> Directions
Please set down all the lines beneath this one exactly, without the pictures.

— Start Data lines —

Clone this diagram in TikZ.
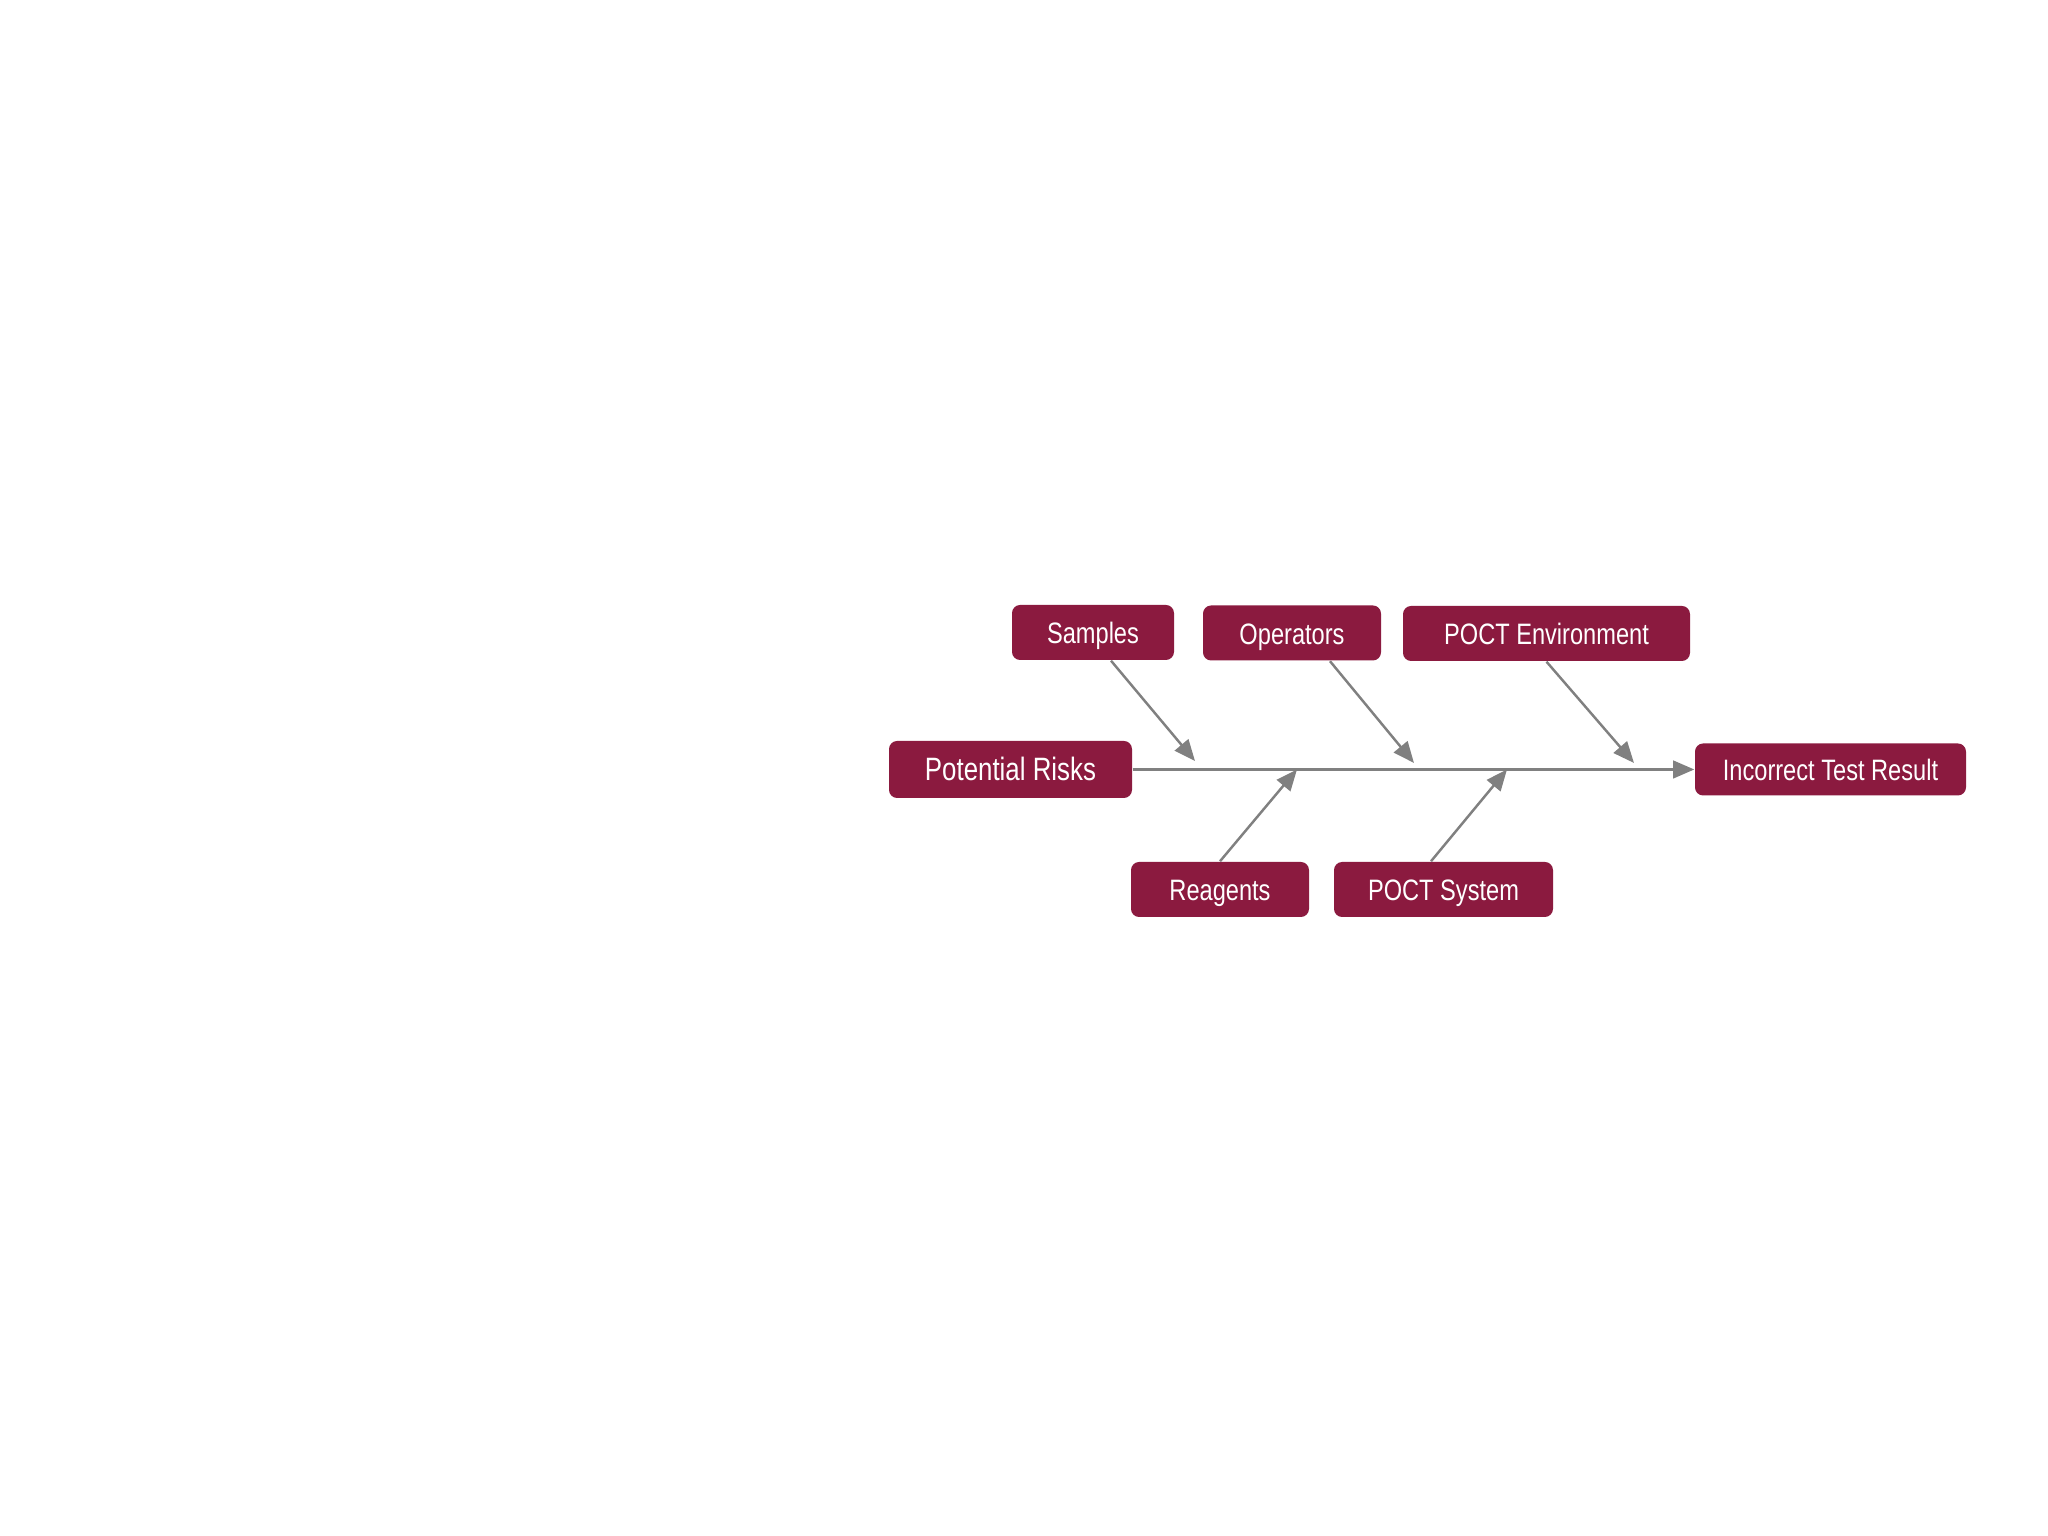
\documentclass[tikz,border=0pt]{standalone}
\usepackage{fontspec}
\setmainfont[FakeStretch=0.8]{Liberation Sans}
\usetikzlibrary{arrows.meta}
\definecolor{maroon}{HTML}{8B1A3F}
\definecolor{spinegray}{HTML}{808080}
\begin{document}
\begin{tikzpicture}
    [font=\fontsize{8.4}{10}\selectfont,
    box/.style={shape=rectangle,rounded corners=2.3pt,fill=maroon,text=white,minimum height=0.55cm,inner sep=0pt,text height=0.76em,text depth=0.11em},
    bigbox/.style={box,minimum height=0.57cm,font=\fontsize{9.2}{11}\selectfont},
    arc/.style={-{Triangle[length=6pt,width=5pt]},draw=spinegray,line width=0.7pt}]

    \useasboundingbox (0,0) rectangle (20.48,15.36);

    \node (risks) [bigbox,minimum width=2.43cm] at (10.105,7.665) {Potential Risks};
    \node (result) [box,minimum width=2.71cm,minimum height=0.52cm] at (18.305,7.665) {Incorrect Test Result};
    \node (samp) [box,minimum width=1.62cm] at (10.93,9.035) {Samples};
    \node (oper) [box,minimum width=1.78cm] at (12.92,9.03) {Operators};
    \node (env) [box,minimum width=2.87cm] at (15.465,9.025) {POCT Environment};
    \node (reag) [box,minimum width=1.78cm] at (12.20,6.465) {Reagents};
    \node (sys) [box,minimum width=2.19cm] at (14.435,6.465) {POCT System};

    % points on the spine
    \coordinate (s1) at (11.95,7.75);
    \coordinate (s2) at (14.14,7.73);
    \coordinate (s3) at (16.34,7.73);
    \coordinate (r1) at (12.97,7.665);
    \coordinate (r2) at (15.07,7.665);

    \draw [arc] (risks) -- (result);
    \draw [arc] ([xshift=1.8mm]samp.south) -- (s1);
    \draw [arc] ([xshift=3.8mm]oper.south) -- (s2);
    \draw [arc] (env.south) -- (s3);
    \draw [arc] (reag.north) -- (r1);
    \draw [arc] ([xshift=-1.25mm]sys.north) -- (r2);

\end{tikzpicture}
\end{document}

— End Data lines —

> Written solution
Clone this diagram in TikZ.
\documentclass[tikz,border=0pt]{standalone}
\usepackage{fontspec}
\setmainfont[FakeStretch=0.8]{Liberation Sans}
\usetikzlibrary{arrows.meta}
\definecolor{maroon}{HTML}{8B1A3F}
\definecolor{spinegray}{HTML}{808080}
\begin{document}
\begin{tikzpicture}
    [font=\fontsize{8.4}{10}\selectfont,
    box/.style={shape=rectangle,rounded corners=2.3pt,fill=maroon,text=white,minimum height=0.55cm,inner sep=0pt,text height=0.76em,text depth=0.11em},
    bigbox/.style={box,minimum height=0.57cm,font=\fontsize{9.2}{11}\selectfont},
    arc/.style={-{Triangle[length=6pt,width=5pt]},draw=spinegray,line width=0.7pt}]

    \useasboundingbox (0,0) rectangle (20.48,15.36);

    \node (risks) [bigbox,minimum width=2.43cm] at (10.105,7.665) {Potential Risks};
    \node (result) [box,minimum width=2.71cm,minimum height=0.52cm] at (18.305,7.665) {Incorrect Test Result};
    \node (samp) [box,minimum width=1.62cm] at (10.93,9.035) {Samples};
    \node (oper) [box,minimum width=1.78cm] at (12.92,9.03) {Operators};
    \node (env) [box,minimum width=2.87cm] at (15.465,9.025) {POCT Environment};
    \node (reag) [box,minimum width=1.78cm] at (12.20,6.465) {Reagents};
    \node (sys) [box,minimum width=2.19cm] at (14.435,6.465) {POCT System};

    % points on the spine
    \coordinate (s1) at (11.95,7.75);
    \coordinate (s2) at (14.14,7.73);
    \coordinate (s3) at (16.34,7.73);
    \coordinate (r1) at (12.97,7.665);
    \coordinate (r2) at (15.07,7.665);

    \draw [arc] (risks) -- (result);
    \draw [arc] ([xshift=1.8mm]samp.south) -- (s1);
    \draw [arc] ([xshift=3.8mm]oper.south) -- (s2);
    \draw [arc] (env.south) -- (s3);
    \draw [arc] (reag.north) -- (r1);
    \draw [arc] ([xshift=-1.25mm]sys.north) -- (r2);

\end{tikzpicture}
\end{document}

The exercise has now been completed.